Since the last few days of US political rhetoric will be studied by historians for some time, here a some snapshots from the past: In 1844, the city of Philadelphia was convulsed by race riots over three months, resulting in at least 20 deaths and requiring 1,000 troops to stop the violence.
In 1891, after a jury acquitted some of the defendants in a trial for the murder of a police officer, a mob of thousands stormed a New Orleans courtroom and shot dead 11 of them.
And in 1909, in Omaha, Nebraska, a young man was arrested while taking an English lesson from a woman. On the way to jail, he pulled out a gun and shot the officer who arrested him. Local politicians held a public meeting, whipping up a mob of at least 900 men who nearly lynched the gunman, then attacked and burnt down his neighbourhood, beating women and children and reportedly killing a boy. The entire community was driven out of the city.
These accounts sound like they belong to the hateful past of America’s Deep South, and slavery’s legacy of racism. But the communities targeted weren’t African American. In Philadelphia, it was Irish Catholics; in New Orleans, Italians; and in Omaha, the pogrom was aimed at Greeks.
‘Anti-Greek hatred’ just looks strange written down. But one of Canada’s worst race riots took place in 1918, when anger at Greece’s official neutrality in WWI spilled out into the streets of Toronto. There were similar wartime riots in the Australian city of Perth, as well as outback mining towns. Of course, the point isn’t to make a comparison with the appalling, continuing toll of racism on visible, non-white communities – rather that whenever minorities and outsiders are told to go home, it opens the door to violence. The history of ‘go home’ rhetoric confirms: it’s profoundly racist and always has been.

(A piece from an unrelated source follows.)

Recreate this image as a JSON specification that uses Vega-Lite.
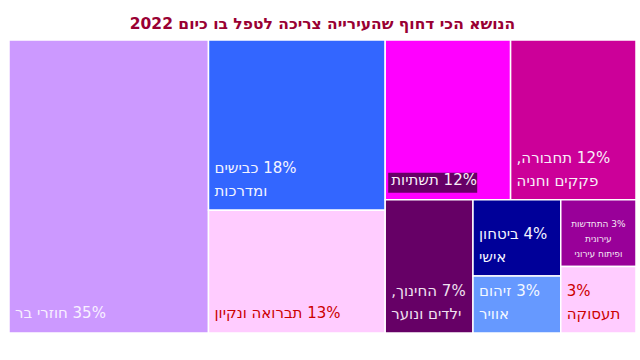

And even when integration over generations brings violence to an end, bigotry survives for decades more. ‘No Greeks’ and ‘no Italians’ could be found outside boarding houses and in newspaper classified ads in the first half of the 20th Century, just like the ‘no blacks’ and ‘no Irish’ that lasted into the second half.
As a masters student in 1970s Montreal, my mother – born and raised in Canada as a third-generation immigrant – was told by professors not to study French because “this course is too difficult for a Greek girl”. Immigrants almost always start at the bottom of the economic ladder, with little or no power and influence. Historically, they were used as strikebreakers, often without their knowledge; today, they continue to be accused of taking housing and jobs away from established communities, driving down wages, and are vilified for their religion or held accountable for the actions of governments they leave behind – or even flee.
That’s why Times columnist Matthew Parris’ claim that President Trump’s comments would “strike a chord among millions who should not be called racists” is so wrong. He denied the US President was “dabbling in racist politics”, explaining: “There is such a thing as courtesy to a host country, even if it’s now theirs too. If in earlier centuries the many Irish and Italian (white) immigrants to the US had seemed to attack too fiercely and too early the beliefs and values of the country that had taken them or their parents in, they would have attracted irritation. ‘Why did they come there, then?’ is a question that, like it or not, would be asked.”
In a free, democratic society, participating in peaceful political debate is, in fact, a courtesy; and a place you live in – let alone somewhere you were born – ceases to become a ‘host’ once you call it your home. It is deeply sinister to talk about second and third generation immigrants as ‘guests’ – or even, as Parris wouldn’t but some do, ‘parasites’.